All kinds of animals, birds, reptiles and sea creatures are being tamed and have been tamed by mankind, but no human being can tame the tongue.

It is a restless evil, full of deadly poison. With the tongue we praise our Lord and Father, and with it we curse human beings, who have been made in God’s likeness.

Out of the same mouth come praise and cursing. My brothers and sisters, this should not be.

Whenever we engage someone, whether in person, in a blog or Facebook post, or by means of some other Social Media, let’s be guided by the love of our Savior. No matter how passionate we may feel about some issue or cause, let’s be sure to guard our tongue and only speak words that will honor God.

May we always listen carefully to the Holy Spirit for His convicting nudge and respond in obedience.


Copyright © 2014 by Dean K. Wilson. All Rights Reserved.


Tuesday, December 2, 2014

Immersing Ourselves in His Word


[Graphic of a sign]

“Do not merely listen to the word, and so
deceive yourselves. Do what it says.”
—James 1:22

What if the captain of a ship was given a detailed set of carefully devised marine charts for every bit of ocean and every port along the course he or she was to sail. But instead of studying those charts, the captain put them on a shelf and never even opened them.
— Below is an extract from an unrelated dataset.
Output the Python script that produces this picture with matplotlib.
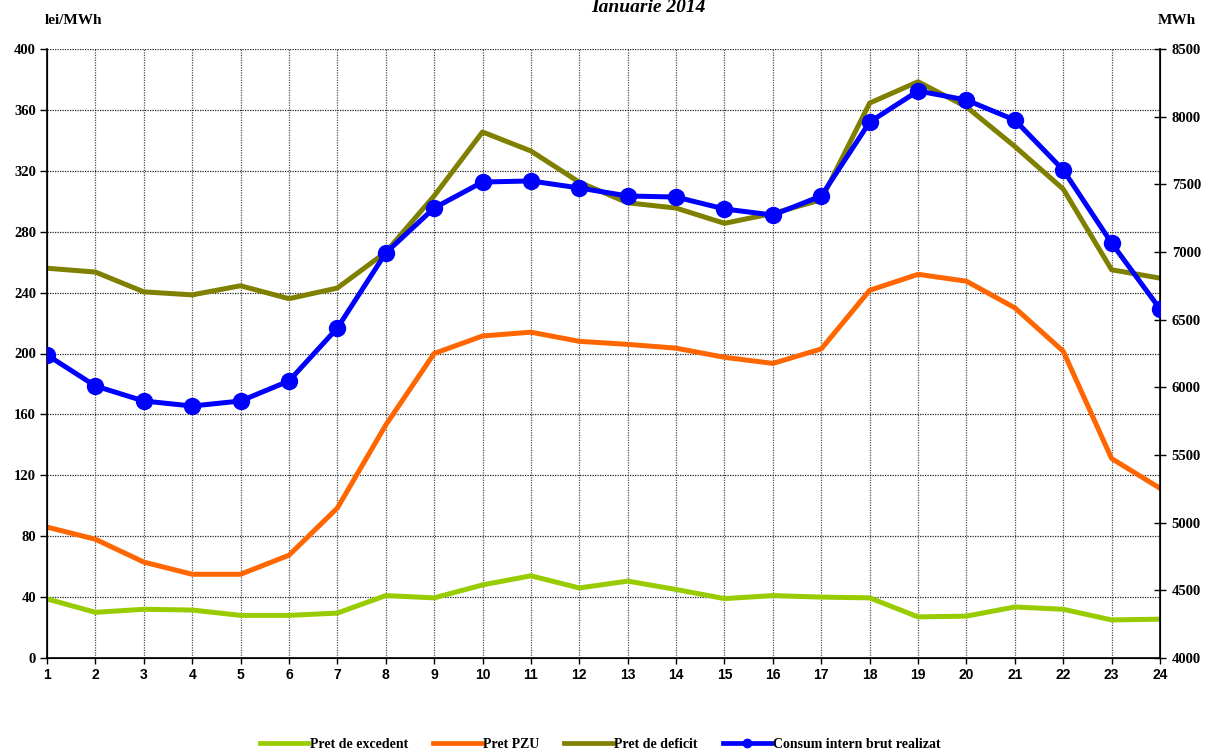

What possible good would those charts serve, especially if the captain got into trouble along the way?

Some believers in the Lord Jesus Christ treat God’s Word, the Bible, that way. They never set aside time to open God’s Word, read it, study it, and then meditate on what it says.

When problems suddenly arise in their lives, these dear ones have nothing to turn to for help. Their unfamiliarity with the instruction God has given means they will often continue to sail further into troubled waters.

They might say, “Hey! I listen to the sermon or homily when I go to church. I hear the Scriptures when someone reads them aloud.”

The Apostle James offers suitable commentary on this particular defense when he writes in James 1:22-25:

Do not merely listen to the word, and so deceive yourselves. Do what it says.

Anyone who listens to the word but does not do what it says is like someone who looks at his face in a mirror and, after looking at himself, goes away and immediately forgets what he looks like.

But whoever looks intently into the perfect law that gives freedom, and continues in it—not forgetting what they have heard, but doing it—they will be blessed in what they do.

Let’s consciously immerse ourselves in God’s Word this day and allow the instruction it contains to chart the course of our days. The Holy Spirit longs to make God’s Word come alive in our hearts and minds and lives.


Copyright © 2014 by Dean K. Wilson. All Rights Reserved.


Monday, December 1, 2014

Chosen Ones


[Photo of children with their teacher]

“You did not choose me, but I chose you…”
—John 15:16a

“Pick me! Pick me! Please! Pick me!”

Every person would prefer to be chosen. Children line up hoping they will be chosen early when teams form to play a game.

Some children bristle with an inner confidence knowing they will be among the first ones chosen. Others look down sheepishly, recognizing that they will likely be chosen last or nearly last.

As one who was always in the latter category, I can assure you it’s no fun to always be the last one to hear your name called. But, at least most of the time, I was eventually and reluctantly chosen.

With a great sense of relief, I can confidently share with you that when it comes to the Team of “Christ-ones,” however, there’s no first or last in the choosing. Scripture tells us that before the foundation of the earth God chose those who would belong to Him. (see Ephesians 1:4)

And, that choosing has a purpose. Notice what Jesus says to His disciples in John 15:16:

“You did not choose me, but I chose you and appointed you so that you might go and bear fruit—fruit that will last—and so that whatever you ask in my name the Father will give you.”

As you consider your role as a citizen of Christ’s Kingdom, start by rejoicing that He has chosen you and, by the convicting power of the Holy Spirit, He has drawn you irresistibly to Himself. Then, obediently seek to more and more become a “fruit bearer.”

After all Jesus has done for us, it should bring us great joy to serve His purpose in and through us. Let’s invite the Holy Spirit to enable our obedience to our Lord.